The concern of state and federal resource managers about overfishing lobsters was fueled by the collapse of the Atlantic cod fishery. They feared a repeat of this tragedy, despite the lack of evidence that lobsters were being overfished. In fact, there have been consistently high lobster harvests in the past quarter century. Managers wanted to increase the size at which a lobster could be legally harvested—anathema to the lobstermen for its negative impact on their potential income—arguing that this would allow more females to reproduce before being caught. On the other side, the lobstermen argued that their own conservation measures, which included never harvesting a female carrying eggs, were sufficient to ensure the health of the lobster population. Entering the fray was an assortment of scientists studying lobster ecology to resolve the issues.
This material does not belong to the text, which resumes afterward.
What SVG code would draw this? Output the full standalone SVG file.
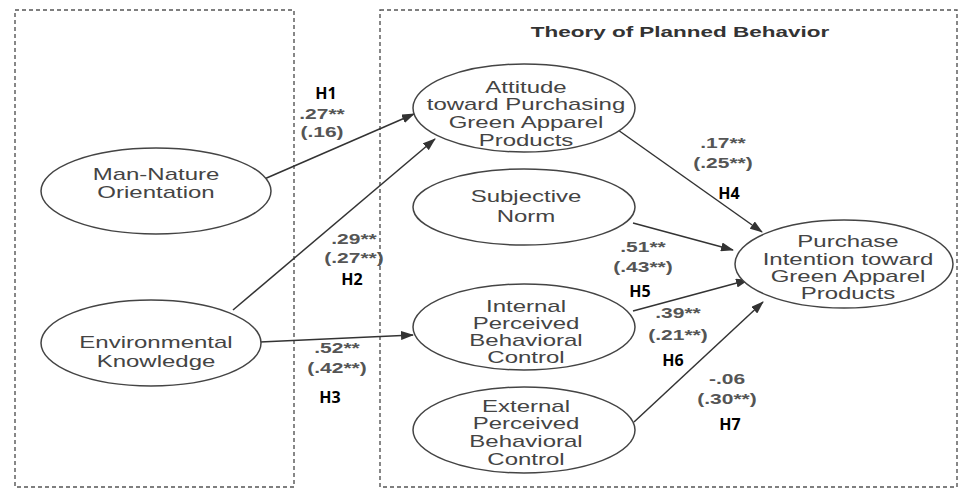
<svg xmlns="http://www.w3.org/2000/svg" width="959" height="489" viewBox="0 0 959 489">
<defs>
<marker id="ah" markerWidth="13" markerHeight="9" refX="12" refY="4.5" orient="auto" markerUnits="userSpaceOnUse">
<path d="M0,0 L13,4.5 L0,9 z" fill="#333"/>
</marker>
<style>
.box{fill:none;stroke:#555;stroke-width:1.4;stroke-dasharray:4,3}
.node{fill:#fff;stroke:#444;stroke-width:1.5}
.nt{font-family:"Liberation Sans",Arial,sans-serif;font-size:16px;fill:#444;text-anchor:middle}
.title{font-family:"Liberation Sans",Arial,sans-serif;font-size:15px;font-weight:bold;fill:#333;text-anchor:middle}
.cf{font-family:"Liberation Sans",Arial,sans-serif;font-size:14px;font-weight:bold;fill:#555;text-anchor:middle}
.h{font-family:"Open Sans","Noto Sans",sans-serif;font-size:16px;font-weight:bold;fill:#000;text-anchor:middle}
.edge{fill:none;stroke:#333;stroke-width:1.5;marker-end:url(#ah)}
</style>
</defs>
<rect width="959" height="489" fill="#fff"/>
<g id="boxes">
<rect class="box" x="15" y="10" width="279" height="477"/>
<rect class="box" x="380" y="10" width="577" height="477"/>
<g transform="translate(680,37) scale(1.5,1)"><text class="title" x="0" y="0">Theory of Planned Behavior</text></g>
</g>
<g id="connectors">
<line class="edge" x1="262" y1="180" x2="414" y2="114"/>
<line class="edge" x1="233" y1="310" x2="435" y2="139"/>
<line class="edge" x1="260" y1="342" x2="413" y2="335"/>
<line class="edge" x1="618" y1="130" x2="762" y2="232"/>
<line class="edge" x1="633" y1="223" x2="733" y2="250"/>
<line class="edge" x1="633" y1="311" x2="748" y2="280"/>
<line class="edge" x1="634" y1="422" x2="763" y2="302"/>
</g>
<g id="n-man-nature">
<ellipse class="node" cx="156" cy="191" rx="115" ry="43"/>
<g transform="translate(156,0) scale(1.5,1)"><text class="nt" x="0" y="180">Man-Nature</text><text class="nt" x="0" y="198">Orientation</text></g>
</g>
<g id="n-env-knowledge">
<ellipse class="node" cx="151" cy="343" rx="110" ry="43"/>
<g transform="translate(156,0) scale(1.5,1)"><text class="nt" x="0" y="348">Environmental</text><text class="nt" x="0" y="367">Knowledge</text></g>
</g>
<g id="n-attitude">
<ellipse class="node" cx="524" cy="108" rx="111" ry="44"/>
<g transform="translate(526,0) scale(1.5,1)"><text class="nt" x="0" y="93">Attitude</text><text class="nt" x="0" y="110">toward Purchasing</text><text class="nt" x="0" y="128">Green Apparel</text><text class="nt" x="0" y="146">Products</text></g>
</g>
<g id="n-subjective-norm">
<ellipse class="node" cx="524" cy="207" rx="111" ry="38"/>
<g transform="translate(526,0) scale(1.5,1)"><text class="nt" x="0" y="202">Subjective</text><text class="nt" x="0" y="222">Norm</text></g>
</g>
<g id="n-internal-pbc">
<ellipse class="node" cx="524" cy="327" rx="111" ry="43"/>
<g transform="translate(526,0) scale(1.5,1)"><text class="nt" x="0" y="312">Internal</text><text class="nt" x="0" y="329">Perceived</text><text class="nt" x="0" y="346">Behavioral</text><text class="nt" x="0" y="363">Control</text></g>
</g>
<g id="n-external-pbc">
<ellipse class="node" cx="524" cy="430" rx="111" ry="43"/>
<g transform="translate(526,0) scale(1.5,1)"><text class="nt" x="0" y="412">External</text><text class="nt" x="0" y="429">Perceived</text><text class="nt" x="0" y="447">Behavioral</text><text class="nt" x="0" y="465">Control</text></g>
</g>
<g id="n-purchase-intention">
<ellipse class="node" cx="844" cy="264" rx="109" ry="44"/>
<g transform="translate(848,0) scale(1.5,1)"><text class="nt" x="0" y="247">Purchase</text><text class="nt" x="0" y="265">Intention toward</text><text class="nt" x="0" y="282">Green Apparel</text><text class="nt" x="0" y="299">Products</text></g>
</g>
<g id="labels">
<text class="h" x="326" y="99">H1</text>
<g transform="translate(322,0) scale(1.5,1)"><text class="cf" x="0" y="119">.27**</text><text class="cf" x="0" y="137">(.16)</text></g>
<g transform="translate(354,0) scale(1.5,1)"><text class="cf" x="0" y="244">.29**</text><text class="cf" x="0" y="263">(.27**)</text></g>
<text class="h" x="352" y="285">H2</text>
<g transform="translate(337,0) scale(1.5,1)"><text class="cf" x="0" y="353">.52**</text><text class="cf" x="0" y="373">(.42**)</text></g>
<text class="h" x="330" y="403">H3</text>
<g transform="translate(723,0) scale(1.5,1)"><text class="cf" x="0" y="148">.17**</text><text class="cf" x="0" y="168">(.25**)</text></g>
<text class="h" x="729" y="199">H4</text>
<g transform="translate(643,0) scale(1.5,1)"><text class="cf" x="0" y="252">.51**</text><text class="cf" x="0" y="272">(.43**)</text></g>
<text class="h" x="640" y="297">H5</text>
<g transform="translate(678,0) scale(1.5,1)"><text class="cf" x="0" y="318">.39**</text><text class="cf" x="0" y="340">(.21**)</text></g>
<text class="h" x="673" y="366">H6</text>
<g transform="translate(727,0) scale(1.5,1)"><text class="cf" x="0" y="384">-.06</text><text class="cf" x="0" y="404">(.30**)</text></g>
<text class="h" x="730" y="430">H7</text>
</g>
</svg>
Ironically, among the things they learned is that lobsters' current nearshore abundance is likely the result of the cod’s disastrous decline—it turns out that cod like to eat lobsters even more than people do.
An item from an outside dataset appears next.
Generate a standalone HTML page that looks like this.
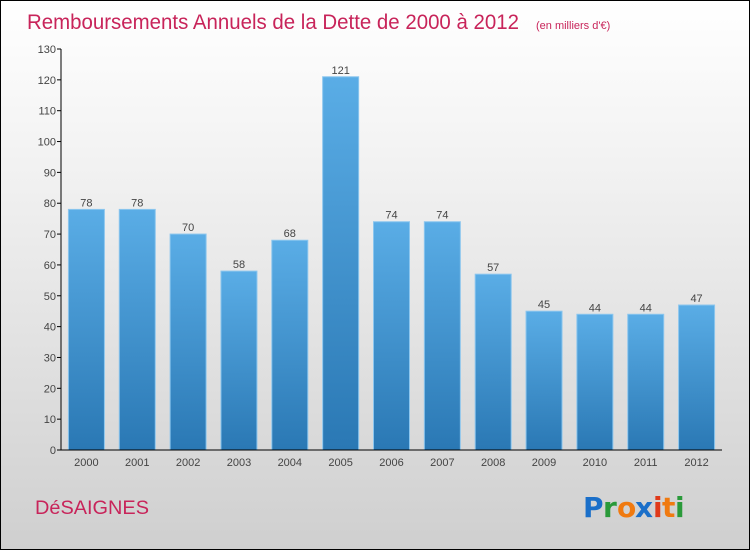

All evidence thus far suggests that the lobster fishery is sustainable—and that the lobstermen’s conservation strategy works. The story ends with lobstermen enjoying their prosperity, at least for now. But if cod recover, as conservationists hope, will that trigger a lobster crisis? Corson offers this note of caution: "For all the mysteries that lobster scientists had unraveled, more secrets waited to be discovered." In nature, the only constant is change.

—Susan Lumpkin

ZooGoer 34(1) 2005. Copyright 2005 Friends of the National Zoo.
All rights reserved.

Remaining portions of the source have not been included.